VII. A esquerda de todos os quadrantes, tem – com raras exceções – subestimado o perigo. Não viu vir a onda castanha, e portanto não achou necessário tomar a iniciativa de uma mobilização antifascista. Para certas correntes da esquerda, a extrema-direita não é mais do que um produto da crise e do desemprego, sendo estas as causas há que as atacar, e não ao fenómeno do fascismo em si. Estes raciocínios tipicamente economicistas desarmaram a esquerda perante a ofensiva ideológica racista, xenófoba e nacionalista da extrema-direita.

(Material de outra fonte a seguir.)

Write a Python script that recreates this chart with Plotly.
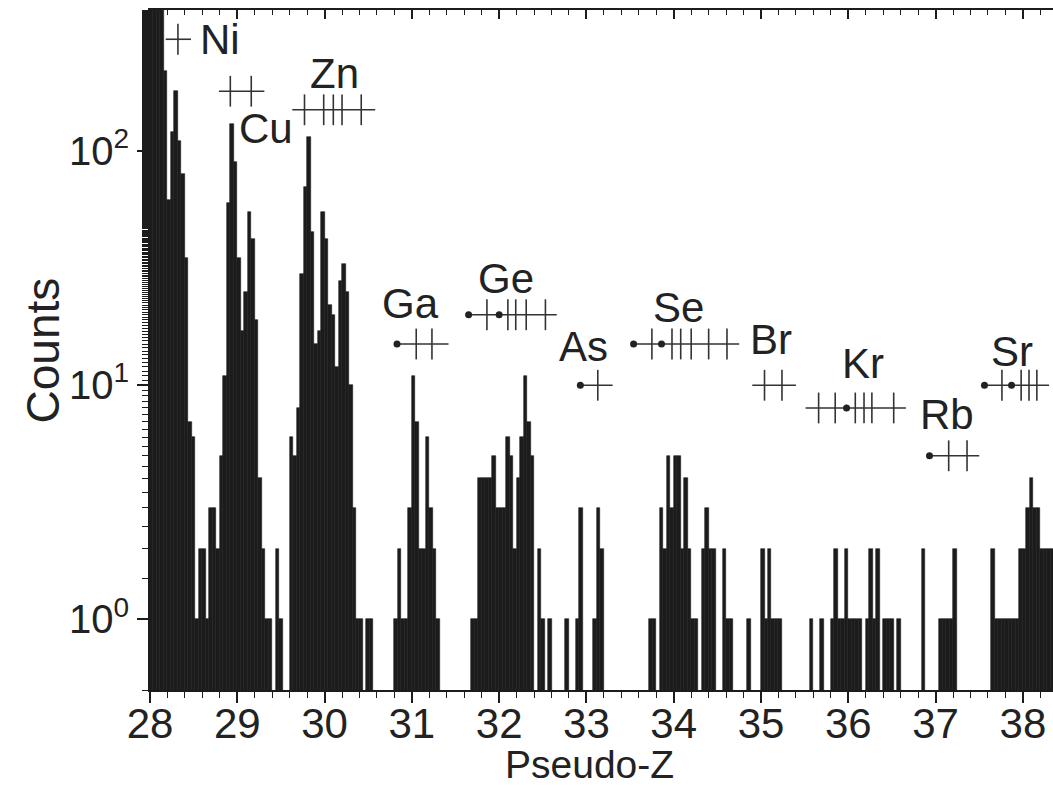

VIII. Nenhum grupo social está imune contra a peste castanha. As ideias da extrema-direita, e em particular o racismo, contaminaram uma grande parte não só da pequena burguesia e dos desempregados, mas também da classe operária e da juventude. No caso francês isto é particularmente impressionante. Estas ideias não têm nenhuma relação com a realidade da imigração: o voto na Frente Nacional, por exemplo, cresceu particularmente em algumas regiões rurais que nunca viram um único imigrante. E os imigrantes ciganos, que foram recentemente objeto de uma onda de histeria racista bastante impressionante -com a complacente participação do anterior ministro “socialista” do Interior, Manuel Valls – são menos de vinte mil em toda a França.
IX. Outra análise “clássica” da esquerda sobre o fascismo é a que o explica essencialmente como um instrumento do grande capital para esmagar a revolução e o movimento operário. Ora, como hoje o movimento operário está muito enfraquecido, e o perigo revolucionário inexistente, o grande capital não tem interesse em apoiar os movimentos de extrema-direita, e portanto a ameaça de uma ofensiva castanha não existe. Trata-se, uma vez mais, de uma visão economicista, que não tem em conta a autonomia própria dos fenómenos políticos – os eleitores podem escolher um partido político que não tenha o favor da grande burguesia – e parece ignorar que o grande capital pode adaptar-se a qualquer espécie de regimes políticos, sem grandes escrúpulos.
X. Não há uma receita mágica para combater a extrema-direita. Há que se inspirar, com uma distância crítica, nas tradições antifascistas do passado, mas também há que saber inovar para responder às novas formas do fenómeno. Há que saber combinar as iniciativas locais com os movimentos sociopolíticos e culturais unitários, solidamente organizados e estruturados, à escala nacional e continental. A unidade pode-se fazer pontualmente com todo o espectro “republicano”, mas um movimento antifascista organizado não será eficaz e crível se for impulsionado pelas forças que se situam hoje dentro do consenso neoliberal dominante. Trata-se de uma luta que não pode limitar-se às fronteiras de um só país, mas deve organizar-se à escala de toda a Europa. O combate contra o racismo e a solidariedade com as suas vítimas é um dos componentes essenciais desta resistência.
* Artigo de Michael Löwy, publicado a 1 de junho de 2014 em Europe Solidaire Sans Frontières.